O verão, considerado um dos mais quentes das últimas décadas, pode ter chegado ao fim na Argentina, mas a situação nas ruas de Buenos Aires permanece agitada. Observa-se uma sequência contínua de manifestações, sugerindo que o governo de Javier Milei enfrenta uma crescente insatisfação pública e intensa pressão social. Os protestos têm se intensificado, com grande parte da população lidando com dificuldades devido a significativos cortes de gastos e subsídios implementados. No entanto, Milei também possui alguns resultados econômicos positivos em seu portfólio: diminuição da inflação, equilíbrio nas contas públicas e indícios de recuperação do Produto Interno Bruto (PIB). O verdadeiro desafio ocorrerá em outubro, durante as eleições legislativas, onde o governo busca expandir a representação de seu pequeno partido, Liberdade Avança, e encerrar o custoso troca-troca nas votações importantes no Congresso.
Recentemente, Milei obteve uma margem apertada na aprovação de um acordo com o Fundo Monetário Internacional (FMI), que ainda não está formalmente estabelecido. Uma legislação da administração de Cristina Kirchner exige a ratificação dos deputados, e, para garantir essa aprovação antecipada, o governo se preparou para uma negociação crucial referente à próxima etapa de suas iniciativas econômicas. Enquanto o Congresso realizava a votação, manifestantes aposentados, que já fazem parte da rotina da cidade, se uniram a torcedores de futebol. O ato foi reprimido pela polícia, resultando em confrontos com centenas de detidos e feridos. Em um protesto posterior, milhares de cidadãos se reuniram no Centro da cidade para o Dia da Memória, que commemorou os 49 anos do início da ditadura militar (1976-1983) e prestou homenagem às 30.000 vítimas do regime, expressando indignação contra a comparação feita por Milei entre as ações de guerrilhas de esquerda e crimes contra a humanidade. Em meio a esse clima de descontentamento, imagens do presidente com representações demoníacas foram projetadas no festival Lollapalooza.

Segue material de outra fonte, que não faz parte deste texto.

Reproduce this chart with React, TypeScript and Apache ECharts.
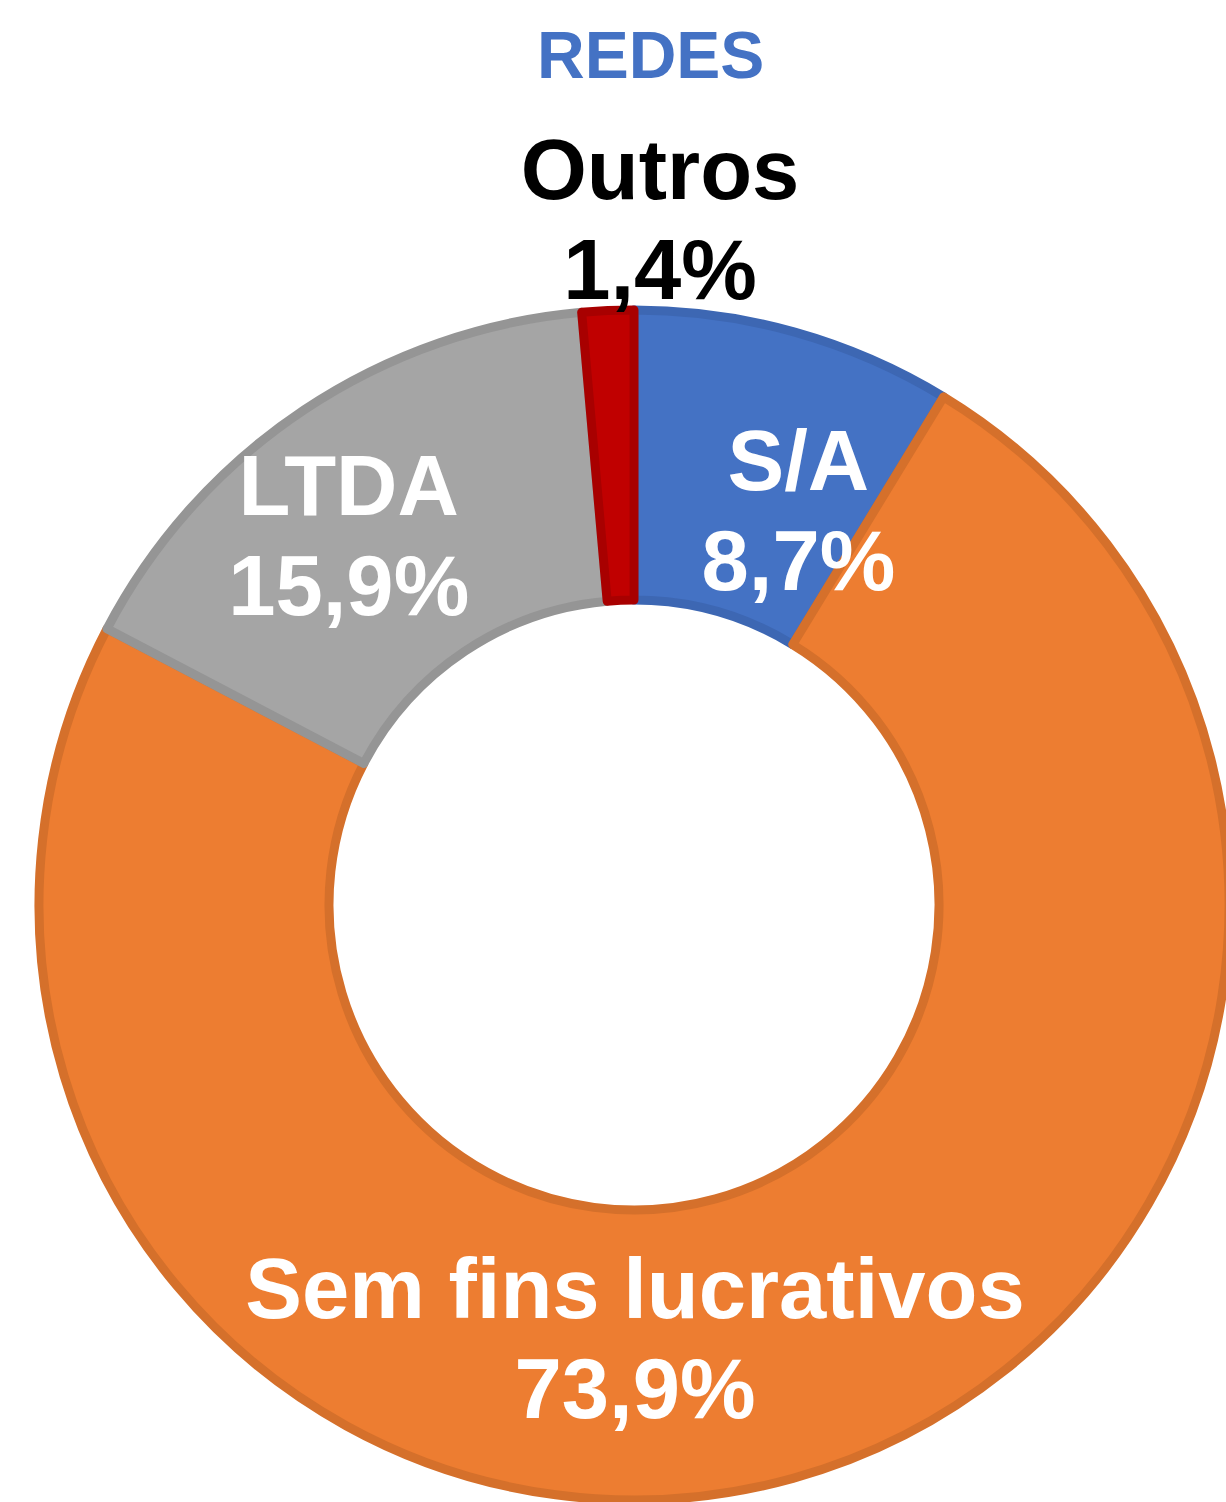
import React, { useEffect, useRef } from "react";
import * as echarts from "echarts";

const categories = ["S/A", "Sem fins lucrativos", "LTDA", "Outros"];
const values = [8.7, 73.9, 15.9, 1.4];
const fillColors = ["#4472C4", "#ED7D31", "#A5A5A5", "#C00000"];
const borderColors = ["#3D67B3", "#D5702B", "#959595", "#A80000"];
const labelColors = ["#FFFFFF", "#FFFFFF", "#FFFFFF", "#000000"];
const labelShifts = [
  [42, 42],
  [-120, -3],
  [-34, 7],
  [46, -233],
];

const fmt = (v: number) => v.toFixed(1).replace(".", ",") + "%";

export default function App() {
  const ref = useRef<HTMLDivElement>(null);
  useEffect(() => {
    document.body.style.margin = "0";
    const chart = echarts.init(ref.current!, null, { renderer: "svg" });
    chart.setOption({
      animation: false,
      backgroundColor: "#FFFFFF",
      title: {
        text: "REDES",
        left: 532,
        top: 17,
        textStyle: {
          fontFamily: "Liberation Sans",
          fontSize: 66,
          fontWeight: "bold",
          color: "#4472C4",
        },
      },
      series: [
        {
          type: "pie",
          center: [634, 905],
          radius: [305, 595],
          startAngle: 90,
          clockwise: true,
          avoidLabelOverlap: false,
          data: categories.map((name, i) => ({
            name,
            value: values[i],
            itemStyle: {
              color: fillColors[i],
              borderColor: borderColors[i],
              borderWidth: 9,
            },
            label: { color: labelColors[i] },
          })),
          label: {
            show: true,
            position: "inside",
            formatter: (p: any) => `${p.name}\n${fmt(p.value)}`,
            fontFamily: "Liberation Sans",
            fontSize: 85,
            fontWeight: "bold",
            lineHeight: 100,
            align: "center",
          },
          labelLine: { show: false },
          labelLayout: (p: any) => ({
            dx: labelShifts[p.dataIndex][0],
            dy: labelShifts[p.dataIndex][1],
          }),
          emphasis: { disabled: true },
        },
      ],
    });
    return () => chart.dispose();
  }, []);
  return (
    <div
      ref={ref}
      style={{ position: "absolute", left: 0, top: 0, width: 1226, height: 1502 }}
    />
  );
}
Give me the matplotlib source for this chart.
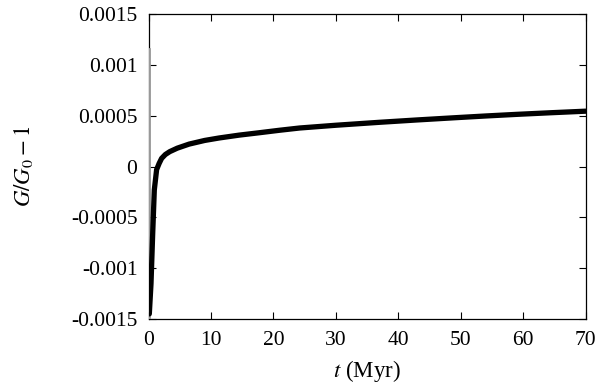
import matplotlib
matplotlib.use("Agg")
import matplotlib.pyplot as plt
from matplotlib.ticker import FuncFormatter

# values
t_myr = [0.13, 0.4, 0.67, 0.93, 1.3, 1.7, 2.1, 2.7, 3.4, 4.6, 6.5, 9.0,
         11.3, 14.5, 17.8, 21.0, 24.2, 30.0, 37.0, 43.0, 49.4, 54.0, 59.0,
         64.5, 70.0]
g_rel = [-0.001446, -0.00115, -0.00066, -0.00023, -0.00003, 0.00003,
         0.00008, 0.000118, 0.000146, 0.00018, 0.00022, 0.000256,
         0.00028, 0.000308, 0.000332, 0.000356, 0.000378, 0.000405,
         0.000434, 0.000457, 0.00048, 0.000496, 0.000512, 0.000528, 0.000543]

# early oscillation, squeezed into a vertical streak at t ~ 0
t_early = [0.1, 0.1]
g_early = [-0.0015, 0.00115]

y_ticks = [-0.0015, -0.001, -0.0005, 0, 0.0005, 0.001, 0.0015]
x_ticks = [0, 10, 20, 30, 40, 50, 60, 70]

plt.rcParams["font.family"] = ["Liberation Serif", "DejaVu Serif"]
plt.rcParams["mathtext.fontset"] = "stix"

fig = plt.figure(figsize=(6, 3.9), dpi=100)
ax = fig.add_axes([0.2475, 0.181, 0.7285, 0.784])

ax.plot(t_early, g_early, color="#999999", lw=2, zorder=3)
ax.plot(t_myr, g_rel, color="black", lw=3.8, solid_capstyle="round",
        solid_joinstyle="round", zorder=4)

ax.set_xlim(0, 70)
ax.set_ylim(-0.0015, 0.0015)
ax.set_xticks(x_ticks)
ax.set_yticks(y_ticks)
ax.yaxis.set_major_formatter(FuncFormatter(lambda v, p: "%g" % round(v, 6)))
ax.tick_params(direction="in", top=True, right=True, length=5, width=0.8,
               labelsize=15.5, pad=8)
for s in ax.spines.values():
    s.set_linewidth(0.9)

ax.set_xlabel("$t$ (Myr)", fontsize=16.5, labelpad=6)
ax.set_ylabel("$G/G_0-1$", fontsize=16.5, labelpad=26)

fig.savefig("out.png", dpi=100)
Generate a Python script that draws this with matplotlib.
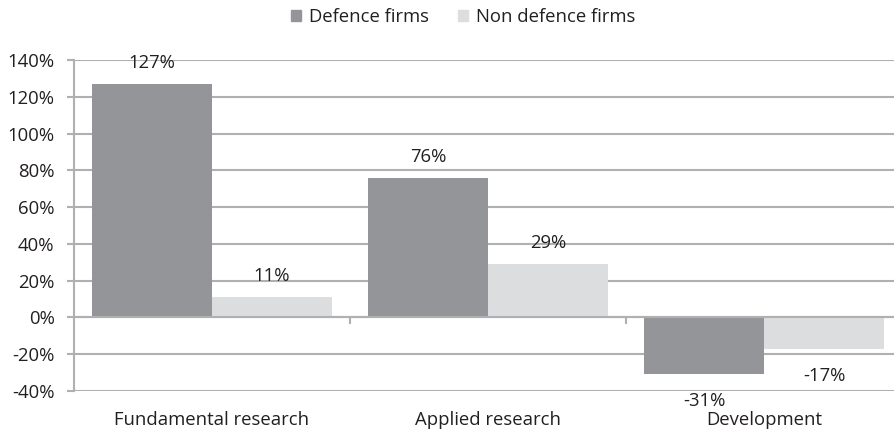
import numpy as np
import matplotlib.pyplot as plt
from matplotlib.patches import Patch

plt.rcParams['font.family'] = ['Open Sans', 'DejaVu Sans']

categories = ['Fundamental research', 'Applied research', 'Development']
defence = [127, 76, -31]
non_defence = [11, 29, -17]
yticks = [-40, -20, 0, 20, 40, 60, 80, 100, 120, 140]

c_def = '#939598'
c_non = '#dcdddf'
c_grid = '#aeb0b2'
c_text = '#231f20'
fs = 13.3

fig = plt.figure(figsize=(8.95, 4.32), dpi=100)
ax = fig.add_axes([74 / 895, 1 - 391 / 432, 828 / 895, 331 / 432])

x = np.arange(len(categories))
w = 0.435
b1 = ax.bar(x - w / 2, defence, w, color=c_def, zorder=3)
b2 = ax.bar(x + w / 2, non_defence, w, color=c_non, zorder=3)

for bars, vals in [(b1, defence), (b2, non_defence)]:
    for rect, v in zip(bars, vals):
        off = 21 if v >= 0 else -27
        ax.annotate(f'{v}%', (rect.get_x() + rect.get_width() / 2, v),
                    xytext=(0, off), textcoords='offset pixels',
                    ha='center', va='center', fontsize=fs, color=c_text)

ax.set_xlim(-0.5, 2.5)
ax.set_ylim(-40, 140)
ax.set_yticks(yticks)
ax.set_yticklabels([f'{t}%' for t in yticks], fontsize=fs, color=c_text)
ax.yaxis.grid(True, color=c_grid, linewidth=1.5, zorder=0)
ax.tick_params(axis='y', length=5, width=1.5, color=c_grid, pad=9)

# category axis sits on the zero line
ax.axhline(0, color=c_grid, linewidth=1.5, zorder=4)
ax.set_xticks([])
for b in [0.5, 1.5]:
    ax.plot([b, b], [0, -3.2], color=c_grid, linewidth=1.5, clip_on=False, zorder=4)
for xi, name in zip(x, categories):
    ax.text(xi, -56, name, ha='center', va='center', fontsize=fs, color=c_text)

for s in ['top', 'right', 'bottom']:
    ax.spines[s].set_visible(False)
ax.spines['left'].set_color(c_grid)
ax.spines['left'].set_linewidth(1.5)

handles = [Patch(color=c_def, label='Defence firms'),
           Patch(color=c_non, label='Non defence firms')]
fig.legend(handles=handles, loc='center', bbox_to_anchor=(463 / 895, 1 - 17 / 432),
           ncol=2, frameon=False, fontsize=fs, handlelength=0.55, handleheight=0.55,
           handletextpad=0.4, columnspacing=1.6, labelcolor=c_text)

fig.savefig('out.png', dpi=100)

Apesar das manifestações de descontentamento, a taxa de aprovação de Milei permanece em torno de 45%, sustentada por indicadores econômicos favoráveis. A inflação, por exemplo, foi de 2,4% em fevereiro, o que corresponde a uma taxa anual de 67%, a mais baixa desde 2020. Como consequência da estabilização de preços, as vendas nos supermercados registraram um aumento de 4% em janeiro. Adicionalmente, o Instituto Nacional de Estatística e Censos (Indec) divulgou que o PIB apresentou crescimento nos dois últimos trimestres de 2024, fechando o ano passado com uma queda de 1,7%, uma redução menos severa do que os 3,5% previstos pelo FMI. Em um resultado simbólico para a agenda ultraliberal, fevereiro também apresentou um superávit primário de 1,1 bilhão de dólares, marcando o 13º mês consecutivo de contas positivas.
Os indicadores econômicos estão impulsionando a expectativa da Casa Rosada de que o pior momento do chamado Plano Motosserra tenha sido superado, embora novos desafios continuem a surgir. Após uma desvalorização acentuada no início de seu mandato, Milei conseguiu limitar a queda do peso a apenas 2% ao mês durante o ano passado, resultando em uma valorização de quase 50%. Entretanto, especialistas, como o economista José Roberto Mendonça de Barros, alertam que essa estratégia pode não ser sustentável a longo prazo.
Com a sobrevalorização do peso, um número crescente de turistas argentinos optou por passar férias em países vizinhos, enquanto o fluxo de importações intensificou-se, levando a balança comercial a registrar déficits desde junho. Essa situação se torna alarmante, uma vez que a Argentina enfrenta uma escassez crônica de reservas cambiais. Diante desse contexto, a Casa Rosada busca apoio até mesmo de líderes internacionais, como Donald Trump, para facilitar a liberação de um novo empréstimo do FMI. Sem essa assistência, os desafios econômicos parecem longe de serem resolvidos.